Problem => Your task is to retype the lines from the opening of the material through the line that includes "(33,21) rectangle (1061,1087);". Do not copy the pictures.

◇ ◇ ◇ ◇ ◇ ◇ ◇

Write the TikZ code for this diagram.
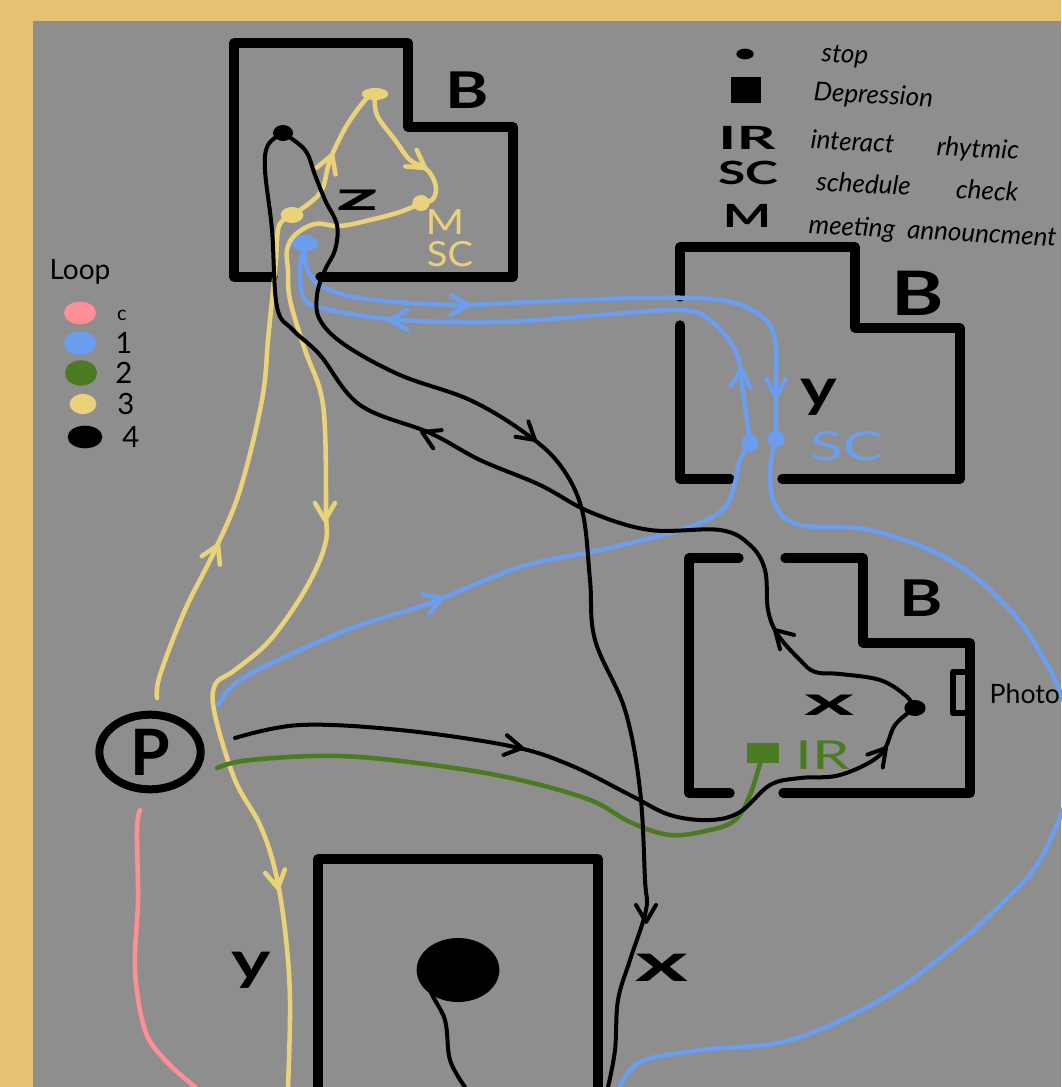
\documentclass[tikz,border=0pt]{standalone}
\usepackage{fontspec}
\setmainfont{Lato}
\usetikzlibrary{shapes.geometric}
\definecolor{frametan}{HTML}{E5C273}
\definecolor{boardgray}{HTML}{8E8E8E}
\definecolor{looppink}{HTML}{FF8F97}
\definecolor{loopblue}{HTML}{6C9EF0}
\definecolor{loopgreen}{HTML}{4A7A22}
\definecolor{loopyellow}{HTML}{EAD27A}

\begin{document}
\begin{tikzpicture}[
  x=0.75pt, y=-0.75pt,
  wall/.style={line width=7pt, line join=round, line cap=round},
  pen/.style={line width=3.4pt, line cap=round, line join=round},
  inkblack/.style={pen, line width=3pt, black},
  inkblue/.style={pen, loopblue},
  inkyellow/.style={pen, loopyellow},
  inkgreen/.style={pen, loopgreen},
  inkpink/.style={pen, looppink},
  blob/.style={ellipse, inner sep=0pt, minimum width=#1},
  dotstop/.style={ellipse, inner sep=0pt, minimum width=17pt, minimum height=12pt},
  roomlabel/.style={font=\fontsize{38}{38}\selectfont\bfseries, xscale=1.3},
  tag/.style={font=\fontsize{30}{30}\selectfont\bfseries},
  bigtag/.style={font=\fontsize{40}{40}\selectfont\bfseries},
  notelabel/.style={font=\fontsize{19.5}{19.5}\selectfont\itshape, anchor=west, rotate=-3},
  keylabel/.style={font=\fontsize{24}{24}\selectfont\bfseries},
  numlabel/.style={font=\fontsize{22}{22}\selectfont},
  barb/.pic={\draw (-17,-10) -- (0,0) -- (-17,10);}
]
\useasboundingbox (0,0) rectangle (1061,1087);
\fill[frametan] (0,0) rectangle (1061,1087);
\fill[boardgray] (33,21) rectangle (1061,1087);

\draw[wall] (273,277) -- (234,277) -- (234,43) -- (408,43) -- (408,127) -- (513,127) -- (513,277) -- (320,277);
\draw[wall] (680,297) -- (680,247) -- (855,247) -- (855,328) -- (960,328) -- (960,479) -- (782,479);
\draw[wall] (730,479) -- (680,479) -- (680,325);
\draw[wall] (739,558) -- (689,558) -- (689,793) -- (730,793);
\draw[wall] (785,558) -- (863,558) -- (863,643) -- (970,643) -- (970,793) -- (783,793);
\draw[wall, line width=5pt] (970,672) -- (953,672) -- (953,713) -- (970,713);
\draw[wall] (318,1087) -- (318,859) -- (598,859) -- (598,1087);

\node[roomlabel] (bz) at (467,90) {B};
\node[roomlabel, font=\fontsize{46}{46}\selectfont\bfseries] (by) at (918,293) {B};
\node[roomlabel] (bx) at (921,598) {B};
\node[tag, xscale=2.3] (zz) at (358,200) {z};
\node[bigtag, xscale=1.3] (yy) at (819,397) {y};
\node[tag, xscale=2.4] (xx) at (830,705) {x};
\node[bigtag, xscale=1.4] (yb) at (251,970) {y};
\node[bigtag, xscale=1.9] (xb) at (662,968) {x};
\node[font=\fontsize{26}{26}\selectfont, loopyellow, xscale=1.2] (mz) at (445,222) {M};
\node[font=\fontsize{26}{26}\selectfont, loopyellow, xscale=1.1] (scz) at (450,254) {SC};
\node[font=\fontsize{30}{30}\selectfont, loopblue, xscale=1.5] (scy) at (847,446) {SC};
\node[font=\fontsize{30}{30}\selectfont, loopgreen, xscale=1.5] (ir) at (823,755) {IR};
\node[font=\fontsize{20}{20}\selectfont, anchor=west] (photo) at (985,694) {Photo};

\node[draw, line width=6pt, ellipse, inner sep=0pt, minimum width=76pt, minimum height=56pt, font=\fontsize{48}{48}\selectfont\bfseries] (P) at (150,752) {P};

\node[dotstop, fill=black, minimum width=62pt, minimum height=48pt] (pit) at (458,970) {};
\node[dotstop, fill=loopyellow] (s1) at (292,215) {};
\node[dotstop, fill=loopyellow, minimum width=20pt, minimum height=9pt] (s2) at (375,94) {};
\node[dotstop, fill=loopyellow, minimum width=13pt, minimum height=12pt] (s3) at (421,203) {};
\node[dotstop, fill=loopblue, minimum width=20pt, minimum height=12pt] (s4) at (305,243) {};
\node[dotstop, fill=loopblue, minimum width=13pt, minimum height=13pt] (s5) at (776,439) {};
\node[dotstop, fill=loopblue, minimum width=13pt, minimum height=13pt] (s6) at (750,443) {};
\node[dotstop, fill=black, minimum width=15pt, minimum height=12pt] (s7) at (283,133) {};
\node[dotstop, fill=black, minimum width=16pt, minimum height=12pt] (s8) at (915,708) {};
\node[fill=loopgreen, inner sep=0pt, minimum width=24pt, minimum height=15pt] (dep) at (763,753) {};

\draw[inkpink] plot[smooth, tension=.6] coordinates {(140,810) (137,830) (138,900) (135,970) (145,1030) (165,1060) (195,1087)};

\draw[inkyellow] plot[smooth, tension=.6] coordinates {(157,698) (160,675) (185,610) (215,550) (240,490) (262,400) (268,340) (272,300) (276,260) (279,226) (s1.center)};
\draw[inkyellow] plot[smooth, tension=.6] coordinates {(s1.center) (320,193) (330,160) (347,125) (367,98) (s2.center)};
\draw[inkyellow] plot[smooth, tension=.6] coordinates {(s2.center) (377,115) (395,140) (410,160) (425,168) (433,178) (436,190) (432,200) (s3.center)};
\draw[inkyellow] plot[smooth, tension=.6] coordinates {(s3.center) (400,212) (370,220) (340,226) (315,224) (295,235) (287,250) (288,270) (290,300) (305,350) (320,390) (325,430) (326,510) (325,545) (305,590) (270,640) (235,670) (215,685) (215,715) (235,780) (260,825) (275,870) (285,930) (290,1000) (288,1087)};
\pic[inkyellow, rotate=65] at (218,545) {barb};
\pic[inkyellow, rotate=70] at (332,155) {barb};
\pic[inkyellow, rotate=-35] at (425,168) {barb};
\pic[inkyellow, rotate=-90] at (325,520) {barb};
\pic[inkyellow, rotate=-80] at (278,888) {barb};

\draw[inkblue] plot[smooth, tension=.6] coordinates {(s4.center) (306,265) (320,285) (360,298) (450,305) (530,302) (640,298) (720,300) (760,315) (775,340) (776,385) (s5.center)};
\draw[inkblue] plot[smooth, tension=.6] coordinates {(s5.center) (770,470) (775,505) (800,525) (870,530) (950,560) (1010,610) (1050,670) (1075,730)};
\draw[inkblue] plot[smooth, tension=.6] coordinates {(1075,780) (1040,860) (1000,905) (950,950) (880,1000) (790,1040) (700,1050) (640,1062) (620,1087)};
\draw[inkblue] plot[smooth, tension=.6] coordinates {(s6.center) (742,385) (735,350) (710,320) (680,310) (600,315) (500,322) (400,320) (330,310) (305,300) (300,270) (s4.center)};
\draw[inkblue] plot[smooth, tension=.6] coordinates {(218,705) (240,680) (300,650) (360,625) (430,603) (520,567) (600,550) (680,530) (720,512) (733,490) (740,460) (s6.center)};
\pic[inkblue] at (468,305) {barb};
\pic[inkblue, rotate=180] at (390,320) {barb};
\pic[inkblue, rotate=-90] at (776,396) {barb};
\pic[inkblue, rotate=85] at (742,370) {barb};
\pic[inkblue, rotate=20] at (442,598) {barb};

\draw[inkgreen] plot[smooth, tension=.6] coordinates {(217,768) (250,760) (340,756) (440,766) (520,780) (590,800) (630,822) (670,835) (710,830) (735,820) (750,795) (dep.center)};

\draw[inkblack] plot[smooth, tension=.6] coordinates {(235,738) (300,725) (400,730) (510,746) (570,765) (630,795) (670,815) (710,820) (740,812) (770,785) (800,778) (840,775) (880,755) (895,725) (s8.center)};
\draw[inkblack] plot[smooth, tension=.6] coordinates {(s8.center) (905,695) (880,680) (840,674) (815,672) (800,660) (778,635) (768,610) (765,570) (750,545) (720,530) (650,530) (590,512) (540,485) (480,460) (430,433) (360,405) (320,355) (293,330) (277,307) (272,230) (265,170) (268,145) (s7.center)};
\draw[inkblack] plot[smooth, tension=.6] coordinates {(s7.center) (305,150) (315,175) (325,200) (337,225) (335,250) (325,270) (317,295) (320,320) (345,345) (400,375) (470,400) (525,433) (560,465) (582,510) (590,580) (595,640) (625,710) (640,790) (645,880) (646,910) (630,960) (618,1000) (615,1050) (608,1087)};
\draw[inkblack] plot[smooth, tension=.6] coordinates {(pit.center) (430,985) (445,1020) (450,1060) (465,1087)};
\pic[inkblack, rotate=-10] at (522,748) {barb};
\pic[inkblack, rotate=50] at (886,748) {barb};
\pic[inkblack, rotate=135] at (775,630) {barb};
\pic[inkblack, rotate=155] at (422,432) {barb};
\pic[inkblack, rotate=-40] at (535,440) {barb};
\pic[inkblack, rotate=-90] at (646,922) {barb};

\node[font=\fontsize{21}{21}\selectfont] (looptitle) at (80,272) {Loop};
\node[blob=24pt, minimum height=17pt, fill=looppink] (k0) at (80,313) {};
\node[blob=24pt, minimum height=18pt, fill=loopblue] (k1) at (80,343) {};
\node[blob=24pt, minimum height=19pt, fill=loopgreen] (k2) at (81,373) {};
\node[blob=20pt, minimum height=15pt, fill=loopyellow] (k3) at (83,404) {};
\node[blob=26pt, minimum height=17pt, fill=black] (k4) at (85,437) {};
\node[font=\fontsize{15}{15}\selectfont] (n0) at (122,315) {c};
\node[numlabel] (n1) at (124,343) {1};
\node[numlabel] (n2) at (124,373) {2};
\node[numlabel] (n3) at (126,404) {3};
\node[numlabel] (n4) at (131,437) {4};

\node[dotstop, fill=black, minimum width=13pt, minimum height=8pt] (keystop) at (745,54) {};
\node[fill=black, inner sep=0pt, minimum width=22pt, minimum height=19pt] (keydep) at (746,90) {};
\node[keylabel, xscale=1.9] (keyir) at (747,138) {IR};
\node[keylabel, xscale=1.55] (keysc) at (748,173) {SC};
\node[keylabel, xscale=1.6] (keym) at (747,216) {M};
\node[notelabel] (t1) at (817,55) {stop};
\node[notelabel] (t2) at (809,93) {Depression};
\node[notelabel] (t3) at (806,141) {interact\hspace{32pt}rhytmic};
\node[notelabel] (t4) at (812,181) {schedule\hspace{34pt}check};
\node[notelabel] (t5) at (804,226) {meeting\ \ announcment};
\end{tikzpicture}
\end{document}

◇ ◇ ◇ ◇ ◇ ◇ ◇

Output for this task =>
Write the TikZ code for this diagram.
\documentclass[tikz,border=0pt]{standalone}
\usepackage{fontspec}
\setmainfont{Lato}
\usetikzlibrary{shapes.geometric}
\definecolor{frametan}{HTML}{E5C273}
\definecolor{boardgray}{HTML}{8E8E8E}
\definecolor{looppink}{HTML}{FF8F97}
\definecolor{loopblue}{HTML}{6C9EF0}
\definecolor{loopgreen}{HTML}{4A7A22}
\definecolor{loopyellow}{HTML}{EAD27A}

\begin{document}
\begin{tikzpicture}[
  x=0.75pt, y=-0.75pt,
  wall/.style={line width=7pt, line join=round, line cap=round},
  pen/.style={line width=3.4pt, line cap=round, line join=round},
  inkblack/.style={pen, line width=3pt, black},
  inkblue/.style={pen, loopblue},
  inkyellow/.style={pen, loopyellow},
  inkgreen/.style={pen, loopgreen},
  inkpink/.style={pen, looppink},
  blob/.style={ellipse, inner sep=0pt, minimum width=#1},
  dotstop/.style={ellipse, inner sep=0pt, minimum width=17pt, minimum height=12pt},
  roomlabel/.style={font=\fontsize{38}{38}\selectfont\bfseries, xscale=1.3},
  tag/.style={font=\fontsize{30}{30}\selectfont\bfseries},
  bigtag/.style={font=\fontsize{40}{40}\selectfont\bfseries},
  notelabel/.style={font=\fontsize{19.5}{19.5}\selectfont\itshape, anchor=west, rotate=-3},
  keylabel/.style={font=\fontsize{24}{24}\selectfont\bfseries},
  numlabel/.style={font=\fontsize{22}{22}\selectfont},
  barb/.pic={\draw (-17,-10) -- (0,0) -- (-17,10);}
]
\useasboundingbox (0,0) rectangle (1061,1087);
\fill[frametan] (0,0) rectangle (1061,1087);
\fill[boardgray] (33,21) rectangle (1061,1087);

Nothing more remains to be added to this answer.